Wednesday, July 11, 2012

Broken heart

Dear Caroline,
Oh this morning was hard, so hard. For the first time ever you cried when I left you at school and boy did you cry hard. My first thought was to just take you with me and call in to work to let them know I quit. I didn’t though. I gave you one last hug and scurried out the door while one of the assistant teachers held you with big tears dripping down your face and your arms outstretched. I walked out the door of your room and pulled my sunglasses down off my head so the other parents in the hall wouldn’t see my tears about to spill over. Urgh – my stomach gets a knot just thinking about how much that hurts to see you so sad. I see you cry all the time, but this was different. I was leaving you. And you were really torn up about it.
Then I got an e-mail after lunch from your teacher who said you had a great morning and took a great nap. I have no idea how long the crying lasted, but clearly not forever. And I realize that this won’t last forever and like everything it is just a stage. It just reminds me how important it is that the time we spend together is quality even when it’s hard. We have been going to swim lessons together and while some nights you’re tired and less enthusiastic than others, I love getting to share in that time together.
Just the other day your dad said that he can’t even stomach the thought of you getting hurt, or feeling let down or being picked on. But the reality is that we all go through this and it’s what makes us infinitely more capable to empathize with others.

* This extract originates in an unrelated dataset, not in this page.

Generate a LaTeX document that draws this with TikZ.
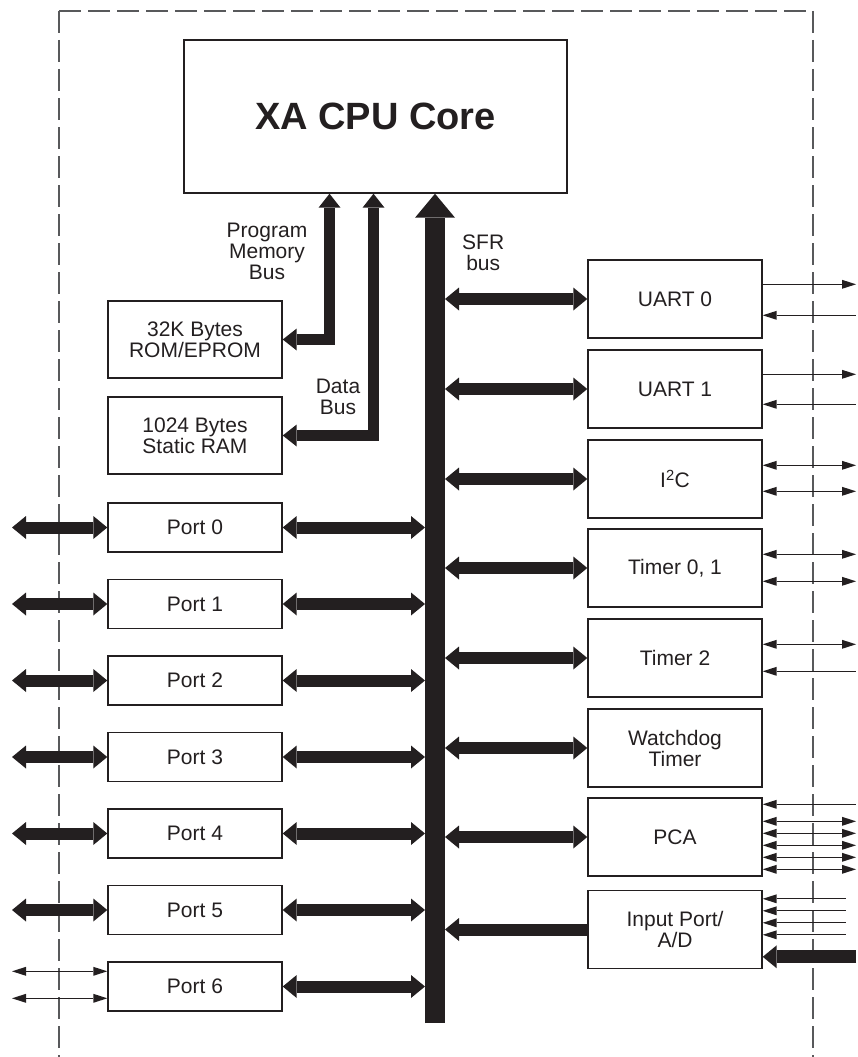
\documentclass[tikz,border=0pt]{standalone}
\usepackage{fontspec}
\setmainfont{Liberation Sans}
\usetikzlibrary{arrows.meta, calc}
\definecolor{ink}{HTML}{231F20}
\definecolor{frame}{HTML}{58595B}

\begin{document}
\begin{tikzpicture}[x=1pt, y=-1pt,
    box/.style={draw=ink, line width=1.4pt, inner sep=0pt, align=center, text=ink,
        font=\fontsize{21}{21}\selectfont},
    rbox/.style={box, minimum width=174pt, minimum height=78pt},
    pbox/.style={box, minimum width=174pt, minimum height=49pt},
    lbl/.style={inner sep=0pt, align=center, text=ink, font=\fontsize{21}{21}\selectfont},
    big/.tip={Triangle[width=23pt, length=14pt, line width=0pt]},
    huge/.tip={Triangle[width=40pt, length=24pt, line width=0pt]},
    mid/.tip={Triangle[width=22pt, length=14pt, line width=0pt]},
    sm/.tip={Triangle[width=9pt, length=14pt, line width=0pt]},
    wbus/.style={draw=ink, line width=12pt, big-big},
    wbusin/.style={draw=ink, line width=12pt, -big},
    membus/.style={draw=ink, line width=11pt, mid-mid},
    sout/.style={draw=ink, line width=0.8pt, -sm},
    sin/.style={draw=ink, line width=0.8pt, sm-},
    sboth/.style={draw=ink, line width=0.8pt, sm-sm}]

    \useasboundingbox (0,0) rectangle (857,1057);

    % Draw the chip outline
    \draw[frame, line width=1.2pt, dash pattern=on 22pt off 7pt] (59,11) -- (59,1057);
    \draw[frame, line width=1.2pt, dash pattern=on 22pt off 7pt] (59,11) -- (813,11) -- (813,1057);

    % Core and memories
    \node[box, minimum width=383pt, minimum height=153pt,
        font=\fontsize{38}{38}\selectfont\bfseries] (cpu) at (375.5,116.5) {XA CPU Core};
    \node[rbox, minimum height=77pt] (rom) at (195,339.5) {32K Bytes\\ROM/EPROM};
    \node[rbox, minimum height=77pt] (ram) at (195,435.5) {1024 Bytes\\Static RAM};

    % Peripherals
    \node[rbox] (u0) at (675,299) {UART 0};
    \node[rbox] (u1) at (675,389) {UART 1};
    \node[rbox] (i2c) at (675,479) {I\textsuperscript{2}C};
    \node[rbox] (t01) at (675,568) {Timer 0, 1};
    \node[rbox] (t2) at (675,658) {Timer 2};
    \node[rbox] (wdt) at (675,748) {Watchdog\\Timer};
    \node[rbox] (pca) at (675,837) {PCA};
    \node[rbox] (inp) at (675,929.5) {Input Port/\\A/D};

    % Ports
    \foreach \i in {0,...,6} {
        \node[pbox] (p\i) at (195,527.5+76.5*\i) {Port \i};
    }

    % Bus ends and chip edges
    \coordinate (sfrbot) at (435,1023);
    \coordinate (sfrL) at (425,0);
    \coordinate (sfrR) at (445,0);
    \coordinate (pmb) at (329.5,0);
    \coordinate (dmb) at (373.5,0);
    \coordinate (edgeL) at (12,0);
    \coordinate (edgeR) at (856,0);

    % Draw the buses
    \draw[draw=ink, line width=20pt, -huge] (sfrbot) -- (sfrbot |- cpu.south);
    \draw[membus] (cpu.south -| pmb) |- (rom.east);
    \draw[membus] (cpu.south -| dmb) |- (ram.east);

    % Bus labels
    \node[lbl] (pmblbl) at (267,251) {Program\\Memory\\Bus};
    \node[lbl] (dmblbl) at (338,397) {Data\\Bus};
    \node[lbl, anchor=west] (sfrlbl) at (462,253) {SFR\\bus};

    % Ports to SFR bus and outside
    \foreach \i in {0,...,6} {
        \draw[wbus] (p\i.east) -- (p\i.east -| sfrL);
    }
    \foreach \i in {0,...,5} {
        \draw[wbus] (p\i.west -| edgeL) -- (p\i.west);
    }
    \foreach \o in {10,37} {
        \draw[sboth] ([yshift=-\o pt]p6.north west -| edgeL) -- ([yshift=-\o pt]p6.north west);
    }

    % Peripherals to SFR bus
    \foreach \b in {u0,u1,i2c,t01,t2,wdt,pca} {
        \draw[wbus] (\b.west -| sfrR) -- (\b.west);
    }
    \draw[wbusin] (inp.west) -- (inp.west -| sfrR);

    % Peripheral pins
    \foreach \b/\o/\s in {u0/25/sout, u0/56/sin, u1/25/sout, u1/55/sin,
        i2c/26/sboth, i2c/52/sboth, t01/26/sboth, t01/53/sboth,
        t2/26/sboth, t2/53/sin, pca/7/sin, pca/24/sboth, pca/36/sboth,
        pca/48/sboth, pca/60/sboth, pca/72/sboth} {
        \draw[\s] ([yshift=-\o pt]\b.north east) -- ([yshift=-\o pt]\b.north east -| edgeR);
    }
    \foreach \o in {9,21,33,45} {
        \draw[sin] ([yshift=-\o pt]inp.north east) -- ++(83,0);
    }
    \draw[draw=ink, line width=13pt, -big] ([yshift=-67pt]inp.north east -| edgeR) -- ([yshift=-67pt]inp.north east);
\end{tikzpicture}
\end{document}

I think I’m realizing the key is making your home and family into a safe place to help you pick up the pieces and grow stronger after these things happen.

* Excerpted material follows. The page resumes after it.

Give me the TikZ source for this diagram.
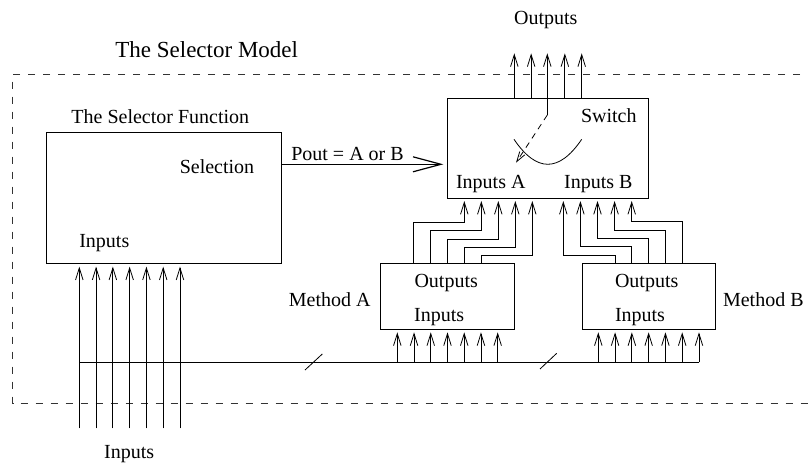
\documentclass[tikz,border=0pt]{standalone}
\usepackage{fontspec}
\setmainfont{Liberation Serif}
\usetikzlibrary{arrows.meta}
\begin{document}
\begin{tikzpicture}[x=1pt,y=-1pt,line width=0.8pt,
  every node/.style={font=\fontsize{20pt}{24pt}\selectfont},
  lbl/.style={anchor=base,inner sep=0pt},
  boxn/.style={draw,rectangle,inner sep=0pt,anchor=north west},
  arr/.style={-{Straight Barb[length=12pt,width=7.5pt]},shorten >=2.5pt},
  bigarr/.style={-{Straight Barb[length=28pt,width=15pt]},shorten >=4pt,line width=1.2pt},
  frame/.style={dash pattern=on 7pt off 8pt,line width=0.8pt,black!80}]
\useasboundingbox (0,0) rectangle (808,463);
\clip (0,0) rectangle (808,463);
% dashed model frame
\draw[frame] (830,74) -- (12.5,74) -- (12.5,403.3) -- (830,403.3);
\node[lbl,font=\fontsize{23pt}{27pt}\selectfont] (title) at (206.7,57.3) {The Selector Model};
% boxes
\node[boxn,minimum width=234.7pt,minimum height=131.6pt] (sf) at (46,131.7) {};
\node[boxn,minimum width=201pt,minimum height=99.4pt] (sw) at (447.3,98.3) {};
\node[boxn,minimum width=134.3pt,minimum height=65.7pt] (ma) at (380,263.3) {};
\node[boxn,minimum width=133.3pt,minimum height=65.7pt] (mb) at (581.7,263.3) {};
% texts
\node[lbl] (sftitle) at (160.3,123.3) {The Selector Function};
\node[lbl] (selection) at (217,173.3) {Selection};
\node[lbl] (sfin) at (104.3,247.3) {Inputs};
\node[lbl] (pout) at (347.5,160) {Pout = A or B};
\node[lbl] (outs) at (545.8,24) {Outputs};
\node[lbl] (switch) at (608.8,122.7) {Switch};
\node[lbl] (ina) at (490.8,188.3) {Inputs A};
\node[lbl] (inb) at (598.3,188.3) {Inputs B};
\node[lbl] (maout) at (446.2,287.7) {Outputs};
\node[lbl] (main) at (439.2,321) {Inputs};
\node[lbl] (mbout) at (646.7,287.7) {Outputs};
\node[lbl] (mbin) at (640,321) {Inputs};
\node[lbl] (mal) at (329.7,306) {Method A};
\node[lbl] (mbl) at (763.3,306) {Method B};
\node[lbl] (inl) at (129.2,458.5) {Inputs};
% Pout arrow
\draw[bigarr] (sf.east |- 0,164.3) -- (sw.west |- 0,164.3);
% outer inputs into selector function
\foreach \i in {0,...,6}{
  \pgfmathsetmacro\xx{79.3+16.78*\i}
  \draw[arr] (\xx,428.3) -- (\xx,0 |- sf.south);
}
% bus
\coordinate (busL) at (79.3,362.3);
\coordinate (busR) at (699,362.3);
\draw[line width=1.1pt] (busL) -- (busR);
\draw (305,370) -- (322.3,354);
\draw (540,369) -- (556.7,353.3);
% method inputs
\foreach \i in {0,...,6}{
  \pgfmathsetmacro\xa{397.3+16.73*\i}
  \pgfmathsetmacro\xb{598.3+16.78*\i}
  \draw[arr] (\xa,0 |- busL) -- (\xa,0 |- ma.south);
  \draw[arr] (\xb,0 |- busL) -- (\xb,0 |- mb.south);
}
% method A outputs to switch inputs A
\foreach \i in {0,...,4}{
  \pgfmathsetmacro\xa{413.3+16.9*\i}
  \pgfmathsetmacro\xb{464.3+17*\i}
  \pgfmathsetmacro\ya{222.3+8.35*\i}
  \draw[arr] (\xa,0 |- ma.north) -- (\xa,\ya) -- (\xb,\ya) -- (\xb,0 |- sw.south);
}
% method B outputs to switch inputs B
\foreach \i in {0,...,4}{
  \pgfmathsetmacro\xa{615+16.8*\i}
  \pgfmathsetmacro\xb{563.3+17.1*\i}
  \pgfmathsetmacro\ya{255-8.33*\i}
  \draw[arr] (\xa,0 |- mb.north) -- (\xa,\ya) -- (\xb,\ya) -- (\xb,0 |- sw.south);
}
% switch outputs
\foreach \i in {0,1,3,4}{
  \pgfmathsetmacro\xx{514.3+16.85*\i}
  \draw[arr,shorten >=0pt] (\xx,0 |- sw.north) -- (\xx,53.3);
}
\coordinate (pivot) at (547.3,115);
\coordinate (contact) at (516,162.7);
\draw[arr,shorten >=0pt] (pivot) -- (547.3,53.3);
\draw[line width=1.3pt] (pivot) -- (547.3,98.3);
\draw[dash pattern=on 6pt off 5pt,-{Straight Barb[length=10pt,width=6pt]}] (pivot) -- (contact);
\coordinate (cA) at (514,139.3);
\coordinate (cB) at (581.7,139.3);
\draw (cA) .. controls (536.5,172.6) and (559.1,172.6) .. (cB);
\end{tikzpicture}
\end{document}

And so this morning was really probably a chance for us both to break and grow a little stronger. I hope that in a couple of years when you’re older and see another kid who is sad you can lend them comfort because you know it feels like to be sad, but more importantly who know how valuable it is to be comforted and loved when you’re feeling down. That is where we come in and get teed up for the biggest job of our lives. I hope we’re up to the challenge and promise to always do my best.